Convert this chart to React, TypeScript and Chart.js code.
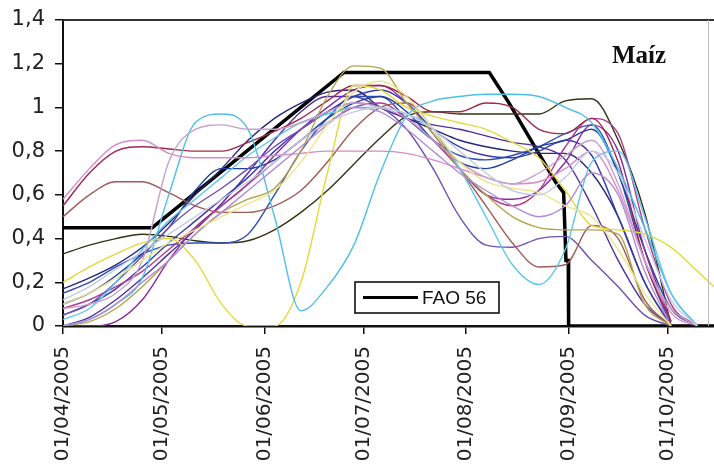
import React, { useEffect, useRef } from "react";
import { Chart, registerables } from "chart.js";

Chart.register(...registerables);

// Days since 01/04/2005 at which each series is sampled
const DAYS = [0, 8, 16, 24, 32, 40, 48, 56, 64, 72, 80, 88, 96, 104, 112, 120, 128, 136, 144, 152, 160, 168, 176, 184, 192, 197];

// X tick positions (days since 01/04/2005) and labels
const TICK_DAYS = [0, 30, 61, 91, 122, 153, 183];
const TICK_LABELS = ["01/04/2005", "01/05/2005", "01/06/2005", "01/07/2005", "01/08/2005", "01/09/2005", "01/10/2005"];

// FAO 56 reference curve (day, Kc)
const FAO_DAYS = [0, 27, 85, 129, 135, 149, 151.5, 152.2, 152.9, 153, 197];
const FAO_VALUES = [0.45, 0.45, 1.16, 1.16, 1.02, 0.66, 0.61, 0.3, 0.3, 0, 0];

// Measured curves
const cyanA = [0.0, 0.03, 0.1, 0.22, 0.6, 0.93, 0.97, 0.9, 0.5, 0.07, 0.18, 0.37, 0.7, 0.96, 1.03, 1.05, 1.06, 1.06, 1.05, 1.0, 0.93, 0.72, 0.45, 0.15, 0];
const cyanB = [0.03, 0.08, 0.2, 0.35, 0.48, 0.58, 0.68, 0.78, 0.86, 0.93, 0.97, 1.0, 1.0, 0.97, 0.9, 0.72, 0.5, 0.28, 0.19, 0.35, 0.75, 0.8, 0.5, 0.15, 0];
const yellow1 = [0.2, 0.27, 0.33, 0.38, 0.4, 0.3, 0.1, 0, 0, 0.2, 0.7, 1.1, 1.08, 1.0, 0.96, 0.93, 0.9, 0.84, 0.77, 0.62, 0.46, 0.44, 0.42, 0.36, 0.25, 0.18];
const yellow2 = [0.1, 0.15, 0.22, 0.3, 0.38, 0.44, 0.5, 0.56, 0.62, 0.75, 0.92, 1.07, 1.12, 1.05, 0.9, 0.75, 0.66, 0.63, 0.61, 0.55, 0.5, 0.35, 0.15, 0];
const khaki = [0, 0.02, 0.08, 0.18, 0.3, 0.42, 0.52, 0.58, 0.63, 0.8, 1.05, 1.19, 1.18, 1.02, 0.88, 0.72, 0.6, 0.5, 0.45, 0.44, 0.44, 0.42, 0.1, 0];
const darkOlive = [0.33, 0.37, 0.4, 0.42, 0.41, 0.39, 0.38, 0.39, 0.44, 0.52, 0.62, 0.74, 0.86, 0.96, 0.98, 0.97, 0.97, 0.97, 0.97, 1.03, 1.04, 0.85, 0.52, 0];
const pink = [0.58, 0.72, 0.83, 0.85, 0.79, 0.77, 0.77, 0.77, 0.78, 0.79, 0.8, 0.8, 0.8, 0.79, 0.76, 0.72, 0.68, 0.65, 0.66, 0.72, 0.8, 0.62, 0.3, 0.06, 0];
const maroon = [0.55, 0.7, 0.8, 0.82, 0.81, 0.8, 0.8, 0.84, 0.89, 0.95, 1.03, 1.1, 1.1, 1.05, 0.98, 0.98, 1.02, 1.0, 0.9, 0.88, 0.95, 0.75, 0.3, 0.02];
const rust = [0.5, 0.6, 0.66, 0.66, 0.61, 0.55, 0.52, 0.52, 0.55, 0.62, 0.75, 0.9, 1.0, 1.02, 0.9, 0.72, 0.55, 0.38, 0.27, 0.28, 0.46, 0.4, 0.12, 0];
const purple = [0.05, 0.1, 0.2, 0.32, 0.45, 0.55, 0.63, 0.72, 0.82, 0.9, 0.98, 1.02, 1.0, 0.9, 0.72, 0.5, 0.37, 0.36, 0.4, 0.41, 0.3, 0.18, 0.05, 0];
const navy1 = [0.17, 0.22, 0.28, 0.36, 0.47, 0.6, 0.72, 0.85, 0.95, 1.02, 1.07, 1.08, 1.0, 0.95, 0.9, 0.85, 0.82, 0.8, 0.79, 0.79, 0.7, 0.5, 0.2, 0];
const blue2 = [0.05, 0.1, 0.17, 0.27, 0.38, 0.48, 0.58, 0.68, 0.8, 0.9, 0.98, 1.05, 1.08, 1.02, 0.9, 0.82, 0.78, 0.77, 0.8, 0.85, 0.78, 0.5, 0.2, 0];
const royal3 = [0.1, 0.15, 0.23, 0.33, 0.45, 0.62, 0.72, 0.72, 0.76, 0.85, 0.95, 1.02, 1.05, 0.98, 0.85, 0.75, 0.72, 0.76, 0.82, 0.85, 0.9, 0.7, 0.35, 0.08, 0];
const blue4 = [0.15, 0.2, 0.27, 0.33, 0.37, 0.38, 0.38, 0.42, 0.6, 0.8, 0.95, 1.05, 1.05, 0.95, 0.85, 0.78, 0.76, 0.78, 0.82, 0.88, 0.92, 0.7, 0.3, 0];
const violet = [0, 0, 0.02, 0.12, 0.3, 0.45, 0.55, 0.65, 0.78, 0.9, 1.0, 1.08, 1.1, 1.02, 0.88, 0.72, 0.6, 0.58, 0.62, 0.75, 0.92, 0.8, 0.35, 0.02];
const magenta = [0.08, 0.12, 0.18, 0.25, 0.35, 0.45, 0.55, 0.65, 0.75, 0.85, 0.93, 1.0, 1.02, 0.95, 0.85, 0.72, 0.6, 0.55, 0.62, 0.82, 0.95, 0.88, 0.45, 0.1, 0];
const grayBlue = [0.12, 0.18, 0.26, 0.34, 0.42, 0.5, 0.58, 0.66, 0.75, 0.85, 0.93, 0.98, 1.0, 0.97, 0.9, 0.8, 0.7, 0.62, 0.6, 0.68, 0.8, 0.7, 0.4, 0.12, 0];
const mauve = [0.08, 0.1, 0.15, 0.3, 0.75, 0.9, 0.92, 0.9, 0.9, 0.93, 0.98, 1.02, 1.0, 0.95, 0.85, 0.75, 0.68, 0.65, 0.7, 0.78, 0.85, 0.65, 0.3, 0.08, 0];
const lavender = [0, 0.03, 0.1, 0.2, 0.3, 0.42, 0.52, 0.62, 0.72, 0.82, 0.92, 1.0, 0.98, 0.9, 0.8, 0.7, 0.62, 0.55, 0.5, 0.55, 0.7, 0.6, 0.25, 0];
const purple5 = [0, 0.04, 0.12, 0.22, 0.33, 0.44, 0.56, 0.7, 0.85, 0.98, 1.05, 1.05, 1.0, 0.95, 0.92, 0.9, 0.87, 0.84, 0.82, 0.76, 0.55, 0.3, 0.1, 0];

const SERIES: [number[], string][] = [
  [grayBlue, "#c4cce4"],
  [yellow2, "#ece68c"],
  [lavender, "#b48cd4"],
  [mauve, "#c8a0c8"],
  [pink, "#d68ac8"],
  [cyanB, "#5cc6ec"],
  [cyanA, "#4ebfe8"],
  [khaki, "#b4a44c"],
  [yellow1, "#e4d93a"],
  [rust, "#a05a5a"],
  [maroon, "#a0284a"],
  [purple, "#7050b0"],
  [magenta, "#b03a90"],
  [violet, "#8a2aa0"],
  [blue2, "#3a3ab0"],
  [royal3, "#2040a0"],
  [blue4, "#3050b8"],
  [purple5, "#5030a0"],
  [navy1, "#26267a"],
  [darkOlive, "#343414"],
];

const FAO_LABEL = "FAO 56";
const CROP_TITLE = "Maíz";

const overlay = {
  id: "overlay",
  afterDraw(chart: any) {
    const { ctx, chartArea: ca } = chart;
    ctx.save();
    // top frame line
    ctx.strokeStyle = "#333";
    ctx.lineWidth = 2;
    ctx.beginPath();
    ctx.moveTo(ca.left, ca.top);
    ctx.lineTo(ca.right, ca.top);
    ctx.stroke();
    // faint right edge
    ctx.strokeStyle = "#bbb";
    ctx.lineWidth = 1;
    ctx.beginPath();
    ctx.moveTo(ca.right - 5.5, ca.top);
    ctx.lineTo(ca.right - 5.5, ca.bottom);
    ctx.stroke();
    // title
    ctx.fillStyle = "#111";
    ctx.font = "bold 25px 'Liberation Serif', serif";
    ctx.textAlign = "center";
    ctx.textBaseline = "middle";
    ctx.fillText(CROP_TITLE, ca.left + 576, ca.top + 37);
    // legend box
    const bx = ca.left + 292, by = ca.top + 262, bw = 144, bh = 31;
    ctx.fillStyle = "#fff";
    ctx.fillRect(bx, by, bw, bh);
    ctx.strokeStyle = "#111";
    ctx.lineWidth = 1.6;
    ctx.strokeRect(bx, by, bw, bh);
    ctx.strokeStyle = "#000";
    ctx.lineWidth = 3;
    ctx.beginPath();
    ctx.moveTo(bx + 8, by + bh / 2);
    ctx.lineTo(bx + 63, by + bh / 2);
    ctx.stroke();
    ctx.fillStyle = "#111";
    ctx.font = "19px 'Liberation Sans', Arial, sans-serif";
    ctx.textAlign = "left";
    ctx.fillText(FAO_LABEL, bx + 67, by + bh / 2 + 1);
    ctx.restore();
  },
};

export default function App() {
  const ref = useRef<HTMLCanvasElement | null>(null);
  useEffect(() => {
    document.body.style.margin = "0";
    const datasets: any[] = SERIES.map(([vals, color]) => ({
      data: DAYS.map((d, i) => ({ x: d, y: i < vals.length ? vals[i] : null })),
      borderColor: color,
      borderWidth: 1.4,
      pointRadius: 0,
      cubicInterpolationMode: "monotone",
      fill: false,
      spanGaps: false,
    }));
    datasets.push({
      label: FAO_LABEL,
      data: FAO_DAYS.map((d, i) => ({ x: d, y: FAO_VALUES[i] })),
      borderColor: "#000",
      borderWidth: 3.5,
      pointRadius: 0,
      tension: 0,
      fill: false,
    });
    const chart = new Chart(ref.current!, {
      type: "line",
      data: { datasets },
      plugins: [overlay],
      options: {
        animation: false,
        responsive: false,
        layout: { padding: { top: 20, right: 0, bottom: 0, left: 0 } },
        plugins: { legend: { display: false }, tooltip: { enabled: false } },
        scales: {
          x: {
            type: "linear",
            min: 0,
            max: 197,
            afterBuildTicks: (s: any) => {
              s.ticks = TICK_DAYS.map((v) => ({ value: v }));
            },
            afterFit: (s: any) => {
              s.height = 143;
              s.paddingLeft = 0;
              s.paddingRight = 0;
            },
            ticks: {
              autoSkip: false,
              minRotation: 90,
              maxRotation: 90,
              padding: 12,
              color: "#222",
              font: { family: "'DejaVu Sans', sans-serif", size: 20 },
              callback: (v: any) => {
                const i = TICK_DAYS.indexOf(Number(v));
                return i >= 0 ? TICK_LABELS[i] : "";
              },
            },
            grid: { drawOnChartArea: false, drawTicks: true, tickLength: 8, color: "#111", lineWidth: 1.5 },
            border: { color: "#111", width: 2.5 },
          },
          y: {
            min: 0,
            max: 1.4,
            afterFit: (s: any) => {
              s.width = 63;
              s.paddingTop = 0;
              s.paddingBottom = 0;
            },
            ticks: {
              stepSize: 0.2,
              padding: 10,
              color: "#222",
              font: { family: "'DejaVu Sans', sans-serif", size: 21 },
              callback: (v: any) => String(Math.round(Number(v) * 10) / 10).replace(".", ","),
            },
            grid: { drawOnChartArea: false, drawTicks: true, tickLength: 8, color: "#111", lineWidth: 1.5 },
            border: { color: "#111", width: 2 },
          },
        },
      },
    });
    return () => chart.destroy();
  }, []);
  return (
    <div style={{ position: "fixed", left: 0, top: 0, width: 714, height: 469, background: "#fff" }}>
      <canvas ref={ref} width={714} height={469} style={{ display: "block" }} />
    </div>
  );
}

┄┄┄┄┄┄

**Challenge**
Starting at the first line of the material, output exactly the lines up to and including the one with "0.3, 0.3, 0, 0];". Do not include the pictures.

**Solution for this task**
Convert this chart to React, TypeScript and Chart.js code.
import React, { useEffect, useRef } from "react";
import { Chart, registerables } from "chart.js";

Chart.register(...registerables);

// Days since 01/04/2005 at which each series is sampled
const DAYS = [0, 8, 16, 24, 32, 40, 48, 56, 64, 72, 80, 88, 96, 104, 112, 120, 128, 136, 144, 152, 160, 168, 176, 184, 192, 197];

// X tick positions (days since 01/04/2005) and labels
const TICK_DAYS = [0, 30, 61, 91, 122, 153, 183];
const TICK_LABELS = ["01/04/2005", "01/05/2005", "01/06/2005", "01/07/2005", "01/08/2005", "01/09/2005", "01/10/2005"];

// FAO 56 reference curve (day, Kc)
const FAO_DAYS = [0, 27, 85, 129, 135, 149, 151.5, 152.2, 152.9, 153, 197];
const FAO_VALUES = [0.45, 0.45, 1.16, 1.16, 1.02, 0.66, 0.61, 0.3, 0.3, 0, 0];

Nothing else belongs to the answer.